Goal: Copy out each line exactly; pictures stay out of the copy.

========

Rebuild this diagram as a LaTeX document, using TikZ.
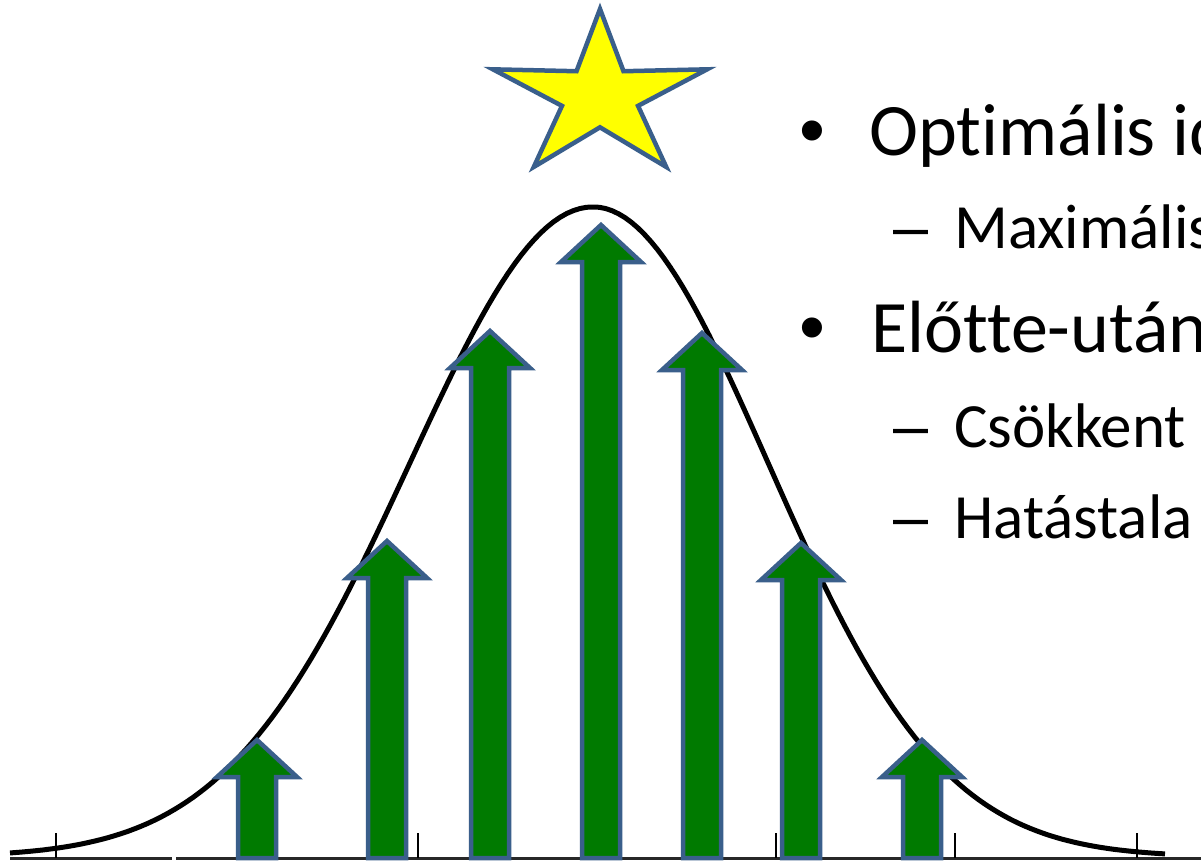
\documentclass[tikz,border=0pt]{standalone}
\usepackage{fontspec}
\setmainfont{Carlito}[Ligatures=CommonOff]
\newfontfamily\markfont{Liberation Sans}
\usetikzlibrary{positioning}
\definecolor{arrowgreen}{RGB}{0,122,0}
\definecolor{edgeblue}{RGB}{58,95,139}
\definecolor{staryellow}{RGB}{255,255,0}
\definecolor{axisgray}{RGB}{40,40,40}

\begin{document}
\begin{tikzpicture}[x=1pt,y=-1pt,
curve/.style={line width=5pt,black,line join=round},
axisline/.style={line width=3pt,axisgray},
tickline/.style={line width=2.5pt,black},
blockarrow/.style={fill=arrowgreen,draw=edgeblue,line width=4.5pt,line join=miter},
starshape/.style={fill=staryellow,draw=edgeblue,line width=4.5pt,line join=miter},
lvlone/.style={anchor=base west,inner sep=0pt,font=\fontsize{74}{80}\selectfont},
lvltwo/.style={anchor=base west,inner sep=0pt,font=\fontsize{63}{70}\selectfont}
]
\useasboundingbox (0,0) rectangle (1201,863);
\clip (0,0) rectangle (1201,863);
\fill[white] (0,0) rectangle (1201,863);

% axis and ticks
\draw[axisline] (10,858) -- (172,858);
\draw[axisline] (176,858) -- (1201,858);
\foreach \tx in {56,418,776,955,1137}
  \draw[tickline] (\tx,833) -- (\tx,858);

% bell curve, left half a bit wider
\draw[curve] plot[domain=10:593,samples=90] (\x,{857-650*exp(-0.5*((\x-593)/183)*((\x-593)/183))})
  -- plot[domain=593:1165,samples=90] (\x,{857-650*exp(-0.5*((\x-593)/175)*((\x-593)/175))});

% block arrows
\foreach \cx/\tip in {257/737,387/538,490/328,601/222,702/330,801/540,922/737}
  \draw[blockarrow] ({\cx-19},858) -- ({\cx-19},{\tip+40}) -- ({\cx-40},{\tip+40})
    -- (\cx,{\tip+3}) -- ({\cx+40},{\tip+40}) -- ({\cx+19},{\tip+40}) -- ({\cx+19},858) -- cycle;

% star
\draw[starshape] (600,9) \foreach \a/\rad in {126/31,162/87.3,198/31,234/87.3,270/31,306/87.3,342/31,18/87.3,54/31}
  { -- ({600+1.29*\rad*cos(\a)},{96.3-\rad*sin(\a)}) } -- cycle;

% bullet list
\node[lvlone,anchor=base] (dot1) at (812,155) {\markfont •};
\node[lvlone] (opt) at (869,155) {Optimális id};
\node[lvltwo] (dash1) at (893,248) {\markfont –};
\node[lvltwo] (maxi) at (954,248) {Maximális};
\node[lvlone,anchor=base] (dot2) at (812,352) {\markfont •};
\node[lvlone] (elot) at (871,352) {Előtte-után};
\node[lvltwo] (dash2) at (893,447) {\markfont –};
\node[lvltwo] (csok) at (954,447) {Csökkent};
\node[lvltwo] (dash3) at (893,538) {\markfont –};
\node[lvltwo] (hata) at (954,538) {Hatástala};
\end{tikzpicture}
\end{document}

========

Solution to this task:
Rebuild this diagram as a LaTeX document, using TikZ.
\documentclass[tikz,border=0pt]{standalone}
\usepackage{fontspec}
\setmainfont{Carlito}[Ligatures=CommonOff]
\newfontfamily\markfont{Liberation Sans}
\usetikzlibrary{positioning}
\definecolor{arrowgreen}{RGB}{0,122,0}
\definecolor{edgeblue}{RGB}{58,95,139}
\definecolor{staryellow}{RGB}{255,255,0}
\definecolor{axisgray}{RGB}{40,40,40}

\begin{document}
\begin{tikzpicture}[x=1pt,y=-1pt,
curve/.style={line width=5pt,black,line join=round},
axisline/.style={line width=3pt,axisgray},
tickline/.style={line width=2.5pt,black},
blockarrow/.style={fill=arrowgreen,draw=edgeblue,line width=4.5pt,line join=miter},
starshape/.style={fill=staryellow,draw=edgeblue,line width=4.5pt,line join=miter},
lvlone/.style={anchor=base west,inner sep=0pt,font=\fontsize{74}{80}\selectfont},
lvltwo/.style={anchor=base west,inner sep=0pt,font=\fontsize{63}{70}\selectfont}
]
\useasboundingbox (0,0) rectangle (1201,863);
\clip (0,0) rectangle (1201,863);
\fill[white] (0,0) rectangle (1201,863);

% axis and ticks
\draw[axisline] (10,858) -- (172,858);
\draw[axisline] (176,858) -- (1201,858);
\foreach \tx in {56,418,776,955,1137}
  \draw[tickline] (\tx,833) -- (\tx,858);

% bell curve, left half a bit wider
\draw[curve] plot[domain=10:593,samples=90] (\x,{857-650*exp(-0.5*((\x-593)/183)*((\x-593)/183))})
  -- plot[domain=593:1165,samples=90] (\x,{857-650*exp(-0.5*((\x-593)/175)*((\x-593)/175))});

% block arrows
\foreach \cx/\tip in {257/737,387/538,490/328,601/222,702/330,801/540,922/737}
  \draw[blockarrow] ({\cx-19},858) -- ({\cx-19},{\tip+40}) -- ({\cx-40},{\tip+40})
    -- (\cx,{\tip+3}) -- ({\cx+40},{\tip+40}) -- ({\cx+19},{\tip+40}) -- ({\cx+19},858) -- cycle;

% star
\draw[starshape] (600,9) \foreach \a/\rad in {126/31,162/87.3,198/31,234/87.3,270/31,306/87.3,342/31,18/87.3,54/31}
  { -- ({600+1.29*\rad*cos(\a)},{96.3-\rad*sin(\a)}) } -- cycle;

% bullet list
\node[lvlone,anchor=base] (dot1) at (812,155) {\markfont •};
\node[lvlone] (opt) at (869,155) {Optimális id};
\node[lvltwo] (dash1) at (893,248) {\markfont –};
\node[lvltwo] (maxi) at (954,248) {Maximális};
\node[lvlone,anchor=base] (dot2) at (812,352) {\markfont •};
\node[lvlone] (elot) at (871,352) {Előtte-után};
\node[lvltwo] (dash2) at (893,447) {\markfont –};
\node[lvltwo] (csok) at (954,447) {Csökkent};
\node[lvltwo] (dash3) at (893,538) {\markfont –};
\node[lvltwo] (hata) at (954,538) {Hatástala};
\end{tikzpicture}
\end{document}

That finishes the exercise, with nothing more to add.